Sono ben cinque le date italiane di Robyn Hitchcock, rocker di lungo corso che ha attraversato gli ultimi trent’anni tra folk e attimi psichedelici, prima con i Soft Boys poi con The Egyptians e i Venus 3 oltre a una florida carriera solista affrontata armato di chitarra e delle sgargianti, famosissime camicie che ama sfoggiare sul palco. Sabato otto febbraio, con mezzo paese appeso alla classifica final – sanremese, Mr. Hitchcock arriva a Roma nell’intima cornice della Chiesa Valdese.

Apertura affidata a Emma Tricca, raffinatissima cantautrice che vive all’estero da anni. Cervello in trasferta non certo in fuga che con la sua chitarra acustica e una voce di filigrana, carezzevole ma capace di graffiare, regala trenta minuti magici. Scherza col pubblico e coinvolge con brani come “Julian’s Wings” e “Distant Screen”. Ricorda il Folkstudio di via Frangipane dove ha iniziato a suonare e ammette che a volte il cielo cobalto della Capitale a ottobre ““ novembre le manca un bel po’ nei suoi tanti viaggi.

Robyn Hitchcock sale sul palco poco prima delle ventidue con una camicia nera a pois bianchi, posa rumorosamente la chitarra e si dirige inaspettatamente al piano cominciando un piccolo medley in cui spiccano “Astronomy Domine” dei Pink Floyd e una “Somewhere Apart” ripescata dal periodo The Egyptians. E’ in gran forma Mr. Hitchcock e rispolvera vecchi successi come “Ted, Woody and Junior” del 1986 prima di imbracciare la fida sei corde. Istrionico come sempre dopo aver intonato “The Abyss” dice in un italiano simpaticamente zoppicante “sono mezzo inglese mezzo americano ma senza latte o zucchero” scatenando risate a non finire.
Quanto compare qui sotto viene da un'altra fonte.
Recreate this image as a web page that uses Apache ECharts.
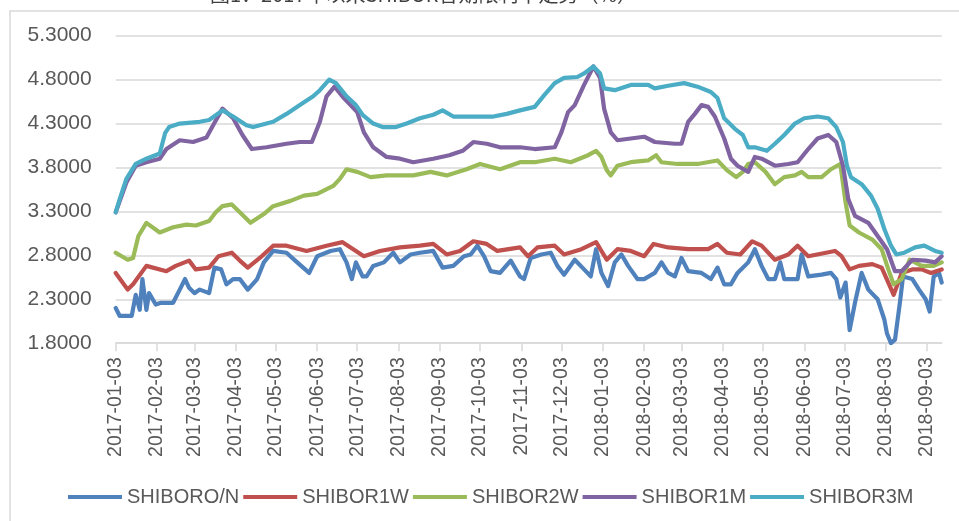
<!DOCTYPE html>
<html><head><meta charset="utf-8">
<script src="https://cdn.jsdelivr.net/npm/echarts@6/dist/echarts.min.js"></script>
<style>html,body{margin:0;padding:0;background:#fff}#c{width:959px;height:521px}</style>
</head><body><div id="c"></div>
<script>
const titleText = '图1：2017年以来SHIBOR各期限利率走势（%）';
const startDate = '2017-01-03';
const endDate = '2018-09-14';
const yMin = 1.8, yMax = 5.3, yStep = 0.5;
const seriesNames = ['SHIBORO/N', 'SHIBOR1W', 'SHIBOR2W', 'SHIBOR1M', 'SHIBOR3M'];
const seriesColors = ['#4F81BD', '#C0504D', '#9BBB59', '#8064A2', '#4BACC6'];

const shiborON = [
['2017-01-03',2.20],['2017-01-06',2.11],['2017-01-15',2.11],['2017-01-18',2.35],['2017-01-21',2.18],['2017-01-23',2.53],['2017-01-26',2.18],['2017-01-28',2.37],
['2017-02-02',2.24],['2017-02-06',2.26],['2017-02-15',2.26],['2017-02-20',2.41],['2017-02-24',2.53],['2017-02-27',2.43],['2017-03-03',2.37],['2017-03-07',2.41],
['2017-03-14',2.37],['2017-03-18',2.66],['2017-03-23',2.64],['2017-03-27',2.47],['2017-04-01',2.53],['2017-04-06',2.53],['2017-04-12',2.41],['2017-04-19',2.53],
['2017-04-24',2.72],['2017-05-01',2.85],['2017-05-11',2.83],['2017-05-19',2.72],['2017-05-28',2.60],['2017-06-03',2.79],['2017-06-13',2.85],['2017-06-20',2.87],
['2017-06-25',2.72],['2017-06-29',2.53],['2017-07-02',2.72],['2017-07-07',2.56],['2017-07-10',2.56],['2017-07-15',2.68],['2017-07-23',2.72],['2017-07-30',2.83],
['2017-08-04',2.72],['2017-08-12',2.81],['2017-08-19',2.83],['2017-08-29',2.85],['2017-09-05',2.66],['2017-09-13',2.68],['2017-09-21',2.79],['2017-09-26',2.81],
['2017-10-01',2.91],['2017-10-06',2.79],['2017-10-11',2.62],['2017-10-18',2.60],['2017-10-26',2.74],['2017-11-02',2.56],['2017-11-05',2.53],['2017-11-10',2.77],
['2017-11-18',2.81],['2017-11-25',2.83],['2017-11-30',2.68],['2017-12-05',2.58],['2017-12-13',2.75],['2017-12-20',2.64],['2017-12-25',2.56],['2017-12-29',2.87],
['2018-01-02',2.60],['2018-01-07',2.45],['2018-01-12',2.72],['2018-01-17',2.81],['2018-01-22',2.68],['2018-01-29',2.53],['2018-02-03',2.53],['2018-02-11',2.60],
['2018-02-16',2.72],['2018-02-21',2.60],['2018-02-26',2.56],['2018-03-03',2.77],['2018-03-08',2.62],['2018-03-18',2.60],['2018-03-25',2.53],['2018-03-30',2.66],
['2018-04-04',2.47],['2018-04-09',2.47],['2018-04-14',2.60],['2018-04-22',2.72],['2018-04-27',2.87],['2018-05-02',2.68],['2018-05-07',2.53],['2018-05-12',2.53],
['2018-05-16',2.72],['2018-05-19',2.53],['2018-05-29',2.53],['2018-06-01',2.81],['2018-06-06',2.56],['2018-06-16',2.58],['2018-06-23',2.60],['2018-06-27',2.53],
['2018-06-30',2.32],['2018-07-04',2.49],['2018-07-07',1.95],['2018-07-11',2.26],['2018-07-16',2.60],['2018-07-21',2.41],['2018-07-28',2.30],['2018-08-02',2.07],
['2018-08-04',1.91],['2018-08-07',1.80],['2018-08-10',1.84],['2018-08-14',2.30],['2018-08-16',2.56],['2018-08-23',2.53],['2018-08-28',2.41],['2018-09-02',2.30],
['2018-09-05',2.16],['2018-09-08',2.56],['2018-09-12',2.60],['2018-09-14',2.49]
];

const shibor1W = [
['2017-01-03',2.60],['2017-01-12',2.41],['2017-01-16',2.47],['2017-01-26',2.68],['2017-02-10',2.62],['2017-02-17',2.68],['2017-02-27',2.74],['2017-03-04',2.64],
['2017-03-14',2.66],['2017-03-21',2.79],['2017-03-31',2.83],['2017-04-06',2.74],['2017-04-12',2.66],['2017-04-21',2.77],['2017-05-01',2.91],['2017-05-11',2.91],
['2017-05-26',2.85],['2017-06-10',2.91],['2017-06-22',2.95],['2017-06-30',2.87],['2017-07-08',2.79],['2017-07-20',2.85],['2017-08-04',2.89],['2017-08-19',2.91],
['2017-08-29',2.93],['2017-09-08',2.81],['2017-09-18',2.85],['2017-09-28',2.96],['2017-10-08',2.93],['2017-10-16',2.85],['2017-11-02',2.89],['2017-11-08',2.79],
['2017-11-15',2.89],['2017-11-28',2.91],['2017-12-05',2.81],['2017-12-18',2.87],['2017-12-29',2.95],['2018-01-06',2.75],['2018-01-14',2.87],['2018-01-24',2.85],
['2018-02-03',2.79],['2018-02-10',2.93],['2018-02-21',2.89],['2018-03-08',2.87],['2018-03-23',2.87],['2018-03-30',2.93],['2018-04-06',2.83],['2018-04-16',2.81],
['2018-04-25',2.96],['2018-05-02',2.91],['2018-05-12',2.75],['2018-05-22',2.81],['2018-05-29',2.91],['2018-06-06',2.79],['2018-06-26',2.85],['2018-07-01',2.79],
['2018-07-07',2.64],['2018-07-14',2.68],['2018-07-24',2.70],['2018-07-31',2.66],['2018-08-05',2.49],['2018-08-09',2.35],['2018-08-15',2.60],['2018-08-23',2.64],
['2018-08-30',2.64],['2018-09-06',2.60],['2018-09-14',2.64]
];

const shibor2W = [
['2017-01-03',2.83],['2017-01-12',2.75],['2017-01-16',2.77],['2017-01-20',3.02],['2017-01-26',3.17],['2017-02-05',3.06],['2017-02-15',3.12],['2017-02-25',3.15],
['2017-03-04',3.14],['2017-03-14',3.19],['2017-03-19',3.29],['2017-03-24',3.36],['2017-03-31',3.38],['2017-04-06',3.29],['2017-04-14',3.17],['2017-04-24',3.27],
['2017-05-01',3.36],['2017-05-14',3.42],['2017-05-24',3.48],['2017-06-03',3.50],['2017-06-15',3.59],['2017-06-20',3.67],['2017-06-25',3.78],['2017-07-03',3.75],
['2017-07-13',3.69],['2017-07-25',3.71],['2017-08-14',3.71],['2017-08-27',3.75],['2017-09-08',3.71],['2017-09-23',3.78],['2017-10-03',3.84],['2017-10-18',3.78],
['2017-11-02',3.86],['2017-11-13',3.86],['2017-11-28',3.90],['2017-12-10',3.86],['2017-12-23',3.94],['2017-12-29',3.99],['2018-01-02',3.92],['2018-01-06',3.77],
['2018-01-09',3.71],['2018-01-14',3.82],['2018-01-24',3.86],['2018-02-06',3.88],['2018-02-12',3.94],['2018-02-16',3.86],['2018-02-28',3.84],['2018-03-15',3.84],
['2018-03-30',3.88],['2018-04-06',3.77],['2018-04-13',3.69],['2018-04-18',3.75],['2018-04-22',3.84],['2018-04-27',3.86],['2018-05-05',3.75],['2018-05-12',3.61],
['2018-05-19',3.69],['2018-05-27',3.71],['2018-06-01',3.75],['2018-06-06',3.69],['2018-06-16',3.69],['2018-06-23',3.78],['2018-06-30',3.84],['2018-07-04',3.40],
['2018-07-07',3.14],['2018-07-14',3.06],['2018-07-24',2.98],['2018-07-31',2.87],['2018-08-05',2.64],['2018-08-09',2.47],['2018-08-15',2.53],['2018-08-21',2.75],
['2018-08-30',2.68],['2018-09-08',2.68],['2018-09-14',2.72]
];

const shibor1M = [
['2017-01-03',3.29],['2017-01-11',3.63],['2017-01-18',3.82],['2017-01-26',3.86],['2017-02-05',3.90],['2017-02-10',4.01],['2017-02-20',4.11],['2017-03-02',4.09],
['2017-03-12',4.14],['2017-03-17',4.28],['2017-03-24',4.47],['2017-04-01',4.36],['2017-04-08',4.17],['2017-04-15',4.01],['2017-04-26',4.03],['2017-05-11',4.07],
['2017-05-21',4.09],['2017-05-30',4.09],['2017-06-05',4.32],['2017-06-10',4.61],['2017-06-16',4.72],['2017-06-23',4.59],['2017-07-03',4.43],['2017-07-08',4.20],
['2017-07-15',4.03],['2017-07-25',3.92],['2017-08-04',3.90],['2017-08-14',3.86],['2017-08-29',3.90],['2017-09-10',3.94],['2017-09-20',3.99],['2017-09-28',4.09],
['2017-10-08',4.07],['2017-10-18',4.03],['2017-11-02',4.03],['2017-11-13',4.01],['2017-11-28',4.03],['2017-12-03',4.20],['2017-12-08',4.43],['2017-12-13',4.51],
['2017-12-20',4.74],['2017-12-27',4.95],['2018-01-01',4.82],['2018-01-04',4.47],['2018-01-09',4.20],['2018-01-14',4.11],['2018-01-24',4.13],['2018-02-03',4.15],
['2018-02-11',4.09],['2018-02-26',4.07],['2018-03-03',4.07],['2018-03-08',4.32],['2018-03-13',4.41],['2018-03-18',4.51],['2018-03-23',4.49],['2018-03-28',4.38],
['2018-04-04',4.13],['2018-04-09',3.90],['2018-04-14',3.82],['2018-04-22',3.75],['2018-04-27',3.92],['2018-05-02',3.90],['2018-05-12',3.82],['2018-05-22',3.84],
['2018-05-29',3.86],['2018-06-06',4.01],['2018-06-13',4.13],['2018-06-21',4.17],['2018-06-27',4.09],['2018-07-02',3.82],['2018-07-06',3.44],['2018-07-11',3.25],
['2018-07-21',3.17],['2018-07-28',3.02],['2018-08-04',2.87],['2018-08-10',2.62],['2018-08-15',2.62],['2018-08-23',2.75],['2018-09-02',2.74],['2018-09-09',2.72],
['2018-09-14',2.79]
];

const shibor3M = [
['2017-01-03',3.29],['2017-01-06',3.44],['2017-01-11',3.67],['2017-01-18',3.84],['2017-01-26',3.90],['2017-02-05',3.96],['2017-02-09',4.19],['2017-02-12',4.26],
['2017-02-20',4.30],['2017-03-07',4.32],['2017-03-14',4.34],['2017-03-24',4.45],['2017-04-01',4.38],['2017-04-11',4.28],['2017-04-16',4.26],['2017-05-01',4.32],
['2017-05-11',4.41],['2017-05-21',4.51],['2017-05-31',4.61],['2017-06-05',4.68],['2017-06-12',4.80],['2017-06-17',4.76],['2017-06-25',4.61],['2017-07-02',4.51],
['2017-07-07',4.40],['2017-07-15',4.30],['2017-07-22',4.26],['2017-08-01',4.26],['2017-08-09',4.30],['2017-08-19',4.36],['2017-08-29',4.40],['2017-09-05',4.45],
['2017-09-13',4.38],['2017-09-23',4.38],['2017-10-13',4.38],['2017-10-23',4.41],['2017-11-02',4.45],['2017-11-13',4.49],['2017-11-20',4.62],['2017-11-28',4.76],
['2017-12-05',4.82],['2017-12-15',4.83],['2017-12-20',4.87],['2017-12-27',4.95],['2018-01-01',4.87],['2018-01-04',4.70],['2018-01-12',4.68],['2018-01-24',4.74],
['2018-02-06',4.74],['2018-02-11',4.70],['2018-02-21',4.73],['2018-03-05',4.76],['2018-03-15',4.72],['2018-03-25',4.66],['2018-03-30',4.59],['2018-04-04',4.36],
['2018-04-12',4.24],['2018-04-18',4.17],['2018-04-22',4.03],['2018-04-27',4.03],['2018-05-06',3.99],['2018-05-12',4.07],['2018-05-19',4.17],['2018-05-27',4.30],
['2018-06-03',4.36],['2018-06-13',4.38],['2018-06-21',4.36],['2018-06-27',4.26],['2018-07-02',4.09],['2018-07-05',3.82],['2018-07-08',3.69],['2018-07-16',3.61],
['2018-07-23',3.48],['2018-07-28',3.33],['2018-08-02',3.10],['2018-08-07',2.91],['2018-08-11',2.81],['2018-08-17',2.83],['2018-08-25',2.89],['2018-09-01',2.91],
['2018-09-09',2.85],['2018-09-14',2.83]
];

const seriesData = [shiborON, shibor1W, shibor2W, shibor1M, shibor3M];

function buildDays(a, b) {
  const out = [];
  let t = Date.parse(a + 'T00:00:00Z');
  const end = Date.parse(b + 'T00:00:00Z');
  while (t <= end) { out.push(new Date(t).toISOString().slice(0, 10)); t += 86400000; }
  return out;
}
const days = buildDays(startDate, endDate);
const isTickDay = (i, v) => v.slice(8) === '03';

const FONT = "'Liberation Sans', Arial, sans-serif";
const chart = echarts.init(document.getElementById('c'), null, { renderer: 'canvas' });
chart.setOption({
  animation: false,
  backgroundColor: '#ffffff',
  title: {
    text: titleText, left: 205, top: -21,
    textStyle: { fontSize: 20, fontWeight: 'normal', color: '#404040', fontFamily: "'Noto Sans CJK SC', sans-serif" }
  },
  graphic: [{
    type: 'rect', silent: true, z: -1,
    shape: { x: 10, y: 11, width: 1000, height: 600 },
    style: { fill: 'none', stroke: '#d9d9d9', lineWidth: 1.5 }
  }],
  grid: { left: 115.7, right: 17.3, top: 35.7, bottom: 177.8, containLabel: false, outerBoundsMode: 'none' },
  legend: {
    data: seriesNames, left: 63, top: 482, icon: 'rect', itemWidth: 54, itemHeight: 4, itemGap: 4,
    textStyle: { fontSize: 20, color: '#595959', fontFamily: FONT }
  },
  xAxis: {
    type: 'category', data: days, boundaryGap: false,
    axisLine: { lineStyle: { color: '#d9d9d9', width: 1.5 } },
    axisTick: { show: true, interval: isTickDay, length: 8, lineStyle: { color: '#d9d9d9', width: 1.5 } },
    axisLabel: { interval: isTickDay, rotate: 90, margin: 14, fontSize: 19.5, color: '#595959', fontFamily: FONT },
    splitLine: { show: false }
  },
  yAxis: {
    type: 'value', min: yMin, max: yMax, interval: yStep,
    axisLine: { show: false }, axisTick: { show: false },
    axisLabel: { margin: 24, fontSize: 21, color: '#595959', fontFamily: FONT, formatter: v => v.toFixed(4) },
    splitLine: { lineStyle: { color: '#d9d9d9', width: 1.5 } }
  },
  series: seriesNames.map((name, k) => ({
    name, type: 'line', data: seriesData[k], showSymbol: false, symbol: 'none',
    color: seriesColors[k],
    lineStyle: { width: 4.2, color: seriesColors[k], cap: 'round', join: 'round' }
  }))
});
</script></body></html>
Le emozioni non mancano e arrivano puntuali con il susseguirsi di “Queen Of Eyes”, un’apprezzata “Madonna Of The Wasps”, “The Lizard” molto rock nello spirito, “Saturday Groovers”, “N.Y. Doll” dei Venus 3, “Beautiful Girl”, “Sunday Never Comes” e molto altro. Una lunga notte quella passata con Robyn Hitchcock che nel finale chiama sul palco Emma Swift per farsi accompagnare alla voce in diversi brani tra grandi classici (“Virginia Woolf” e “Glass Hotel”) e una dolcissima cover di “Just Like A Woman” che non fa rimpiangere l’originale di Bob Dylan.

Non è ancora finita, Hitchcock si siede al piano per suonare “The Man Who Invented Himself” poi ancora chitarra con una bella sorpresa: “I Saw Nick Drake” suonata con slancio e passione. Chiusura inedita con una cover proprio di Drake, le note di “River Man” accompagnano gli ultimi secondi del concerto sostituendo la ben più classica “I Wanna Destroy You” dei Soft Boys. Oltre agli applausi resta la sensazione di un Robyn instancabile, che non ha bisogno di Batman. Gli bastano camicia e chitarra.